In the worst job market for finance positions in decades, Panayotova had become an accidental banker.
“I really didn’t expect to get anywhere, because I don’t have any professional experience in finance,” she says. While she is excited by her job, she acknowledges that good fortune played a role. “Given the quality of the education Columbia students receive and the hard work that we all devote to both studying and searching for jobs, I wish that my classmates and I had more job opportunities so we could have more of a choice,” she says. “We all deserve that.”
Inside Uris Hall, the recruiting engine known as the Columbia Business School career services office has kicked into high gear since the collapse of the financial services sector in the fall. Major recruiters like Lehman Brothers and Bear Stearns disappeared overnight, along with hedge funds and other financial firms that have long plucked the school’s graduates for high-paying positions. “We are behind you,” R. Glenn Hubbard, the business school dean, announced to students in an emergency meeting in September, the day after the collapse of Lehman Brothers. He and Regina Resnick, assistant dean and managing director of career services, announced that the school was reaching out to alumni, asking faculty to mine Rolodexes, and even seeking help from its board of overseers, which has as members billionaire investor Henry Kravis and Citigroup CEO Vikram Pandit.

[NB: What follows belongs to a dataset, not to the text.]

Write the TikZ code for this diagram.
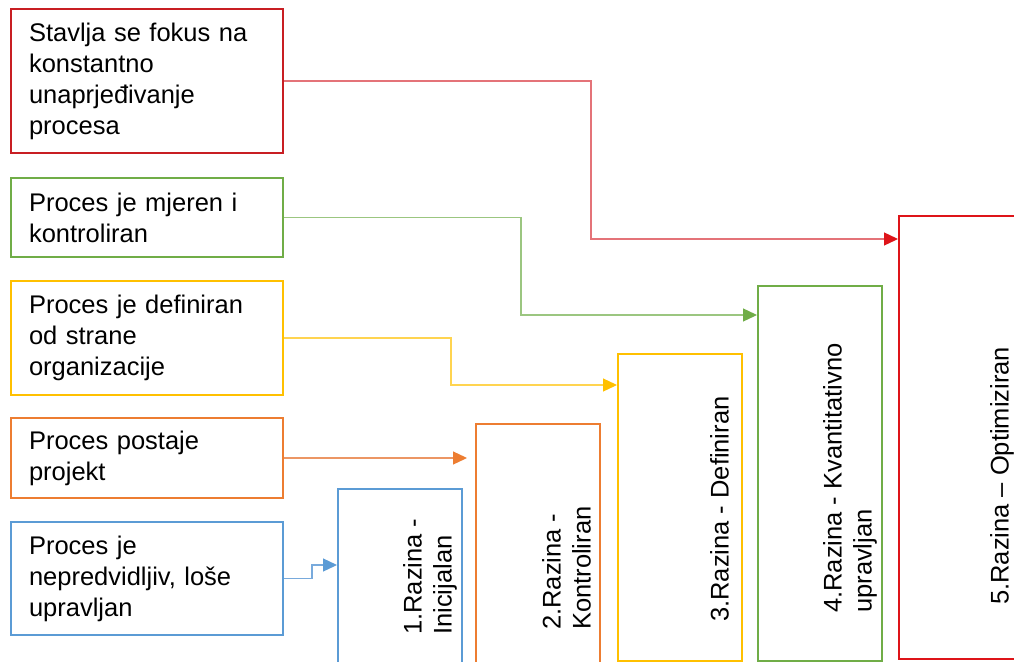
\documentclass[tikz,border=0pt]{standalone}
\usepackage{fontspec}
\setmainfont{Liberation Sans}
\usetikzlibrary{arrows.meta,calc}
\definecolor{redL}{RGB}{200,30,35}
\definecolor{redR}{RGB}{222,20,25}
\definecolor{greenB}{RGB}{112,173,71}
\definecolor{yellowB}{RGB}{255,192,0}
\definecolor{orangeB}{RGB}{237,125,49}
\definecolor{blueB}{RGB}{91,155,213}
\definecolor{redLine}{RGB}{228,115,120}
\definecolor{greenLine}{RGB}{155,198,128}
\definecolor{yellowLine}{RGB}{255,212,80}
\definecolor{orangeLine}{RGB}{236,150,100}
\definecolor{blueLine}{RGB}{120,170,220}
\begin{document}
\begin{tikzpicture}[x=1pt,y=-1pt,
  lbox/.style={draw, line width=2pt, minimum width=272pt, text width=236pt,
    align=left, inner xsep=18pt, inner ysep=0pt,
    font=\fontsize{25.5}{31}\selectfont},
  rbox/.style={draw, line width=2pt, minimum width=124pt, anchor=north west, inner sep=0pt},
  rot/.style={rotate=90, anchor=north west, inner sep=0pt, align=left,
    font=\fontsize{25.5}{30}\selectfont},
  conn/.style={line width=1.3pt},
]
\fill[white] (0,0) rectangle (1014,661);
\useasboundingbox (0,0) rectangle (1014,661);

% left description boxes
\node[lbox, draw=redL, minimum height=144pt] (t5) at (147,81)
  {Stavlja se fokus na\\konstantno\\unaprjeđivanje\\procesa};
\node[lbox, draw=greenB, minimum height=79pt] (t4) at (147,217.5)
  {Proces je mjeren i\\kontroliran};
\node[lbox, draw=yellowB, minimum height=114pt] (t3) at (147,338)
  {Proces je definiran\\od strane\\organizacije};
\node[lbox, draw=orangeB, minimum height=80pt] (t2) at (147,458)
  {Proces postaje\\projekt};
\node[lbox, draw=blueB, minimum height=113pt] (t1) at (147,578.5)
  {Proces je\\nepredvidljiv, loše\\upravljan};

% level boxes
\node[rbox, draw=blueB, minimum height=175pt] (b1) at (337,488) {};
\node[rbox, draw=orangeB, minimum height=240pt] (b2) at (475,423) {};
\node[rbox, draw=yellowB, minimum height=307pt] (b3) at (617,353) {};
\node[rbox, draw=greenB, minimum height=375pt] (b4) at (757,285) {};
\node[rbox, draw=redR, minimum width=140pt, minimum height=443pt] (b5) at (898,215) {};

% level labels
\node[rot] (l1) at (403,635) {1.Razina -\\Inicijalan};
\node[rot] (l2) at (542,630) {2.Razina -\\Kontroliran};
\node[rot] (l3) at (710,622) {3.Razina - Definiran};
\node[rot] (l4) at (823,613) {4.Razina - Kvantitativno\\upravljan};
\node[rot] (l5) at (990,605) {5.Razina – Optimiziran};

% connectors
\coordinate (r5) at (591,0);
\coordinate (r4) at (521,0);
\coordinate (r3) at (451,0);
\coordinate (r1) at (312,0);
\coordinate (e5) at ($(b5.north west)+(0,24)$);
\coordinate (e4) at ($(b4.north west)+(0,30)$);
\coordinate (e3) at ($(b3.north west)+(0,32)$);
\coordinate (e2) at ($(b2.north west)+(-8,0)$);
\coordinate (e1) at ($(b1.north west)+(0,77)$);

\draw[conn, redLine, -{Triangle[length=14pt,width=13pt,color=redR]}]
  (t5.east) -- (t5.east -| r5) |- (e5);
\draw[conn, greenLine, -{Triangle[length=14pt,width=13pt,color=greenB]}]
  (t4.east) -- (t4.east -| r4) |- (e4);
\draw[conn, yellowLine, -{Triangle[length=14pt,width=13pt,color=yellowB]}]
  (t3.east) -- (t3.east -| r3) |- (e3);
\draw[conn, orangeLine, -{Triangle[length=14pt,width=13pt,color=orangeB]}]
  (t2.east) -- (t2.east -| e2);
\draw[conn, blueLine, -{Triangle[length=14pt,width=13pt,color=blueB]}]
  (t1.east) -- (t1.east -| r1) |- (e1);
\end{tikzpicture}
\end{document}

Recruiting at the business school is an almost sacred process. B-school students take coursework designed to help them secure high-paying or otherwise rewarding positions, and recruiting pervades the student culture. Even after graduation, the work continued; the media management club hosted summer unemployment drinks for members to share job leads and recruiting advice
At the same time, the Columbia University Center for Career Education, which handles recruiting at the undergraduate schools and four graduate schools, has also been making adjustments. Earlier this decade, recruiters from finance and consulting firms came to campus to interview hundreds of students for lucrative positions. The office, which has 32 career counselors serving 15,000 students in seven schools, couldn’t accommodate the volume. That has changed this year, says Kavita Sharma, the dean of the center, as recruiters have cut back hiring and travel budgets for their recruitment teams.
In response, the center is hosting career fairs in other industries, such as the arts, publishing, energy, and health care, where the downturn has had fewer direct effects than in finance. For Columbia College, which offers no preprofessional programs, the office sees its mission as especially urgent. “I think it’s an extremely complementary piece to a liberal arts education,” Sharma says. But with a limited staff, Sharma is relying on alumni to share their knowledge and resources. “These are extraordinary times, and it’s time to remember Columbia,” says Sharma. “If you’re employed and you can post a position, please do so. Get in touch with us. We know students will want to talk to you and meet you.” The center also offers job assistance to alumni, though the service has been so popular in recent months that there have been three-week backlogs at times for appointments.
Sharma said Columbia has begun to introduce career counseling and networking events earlier into the undergraduate experience, even before students arrive on campus. It’s never too early for them to start building their career network, she says. “That really is going to be how they’ll find jobs in this recession.”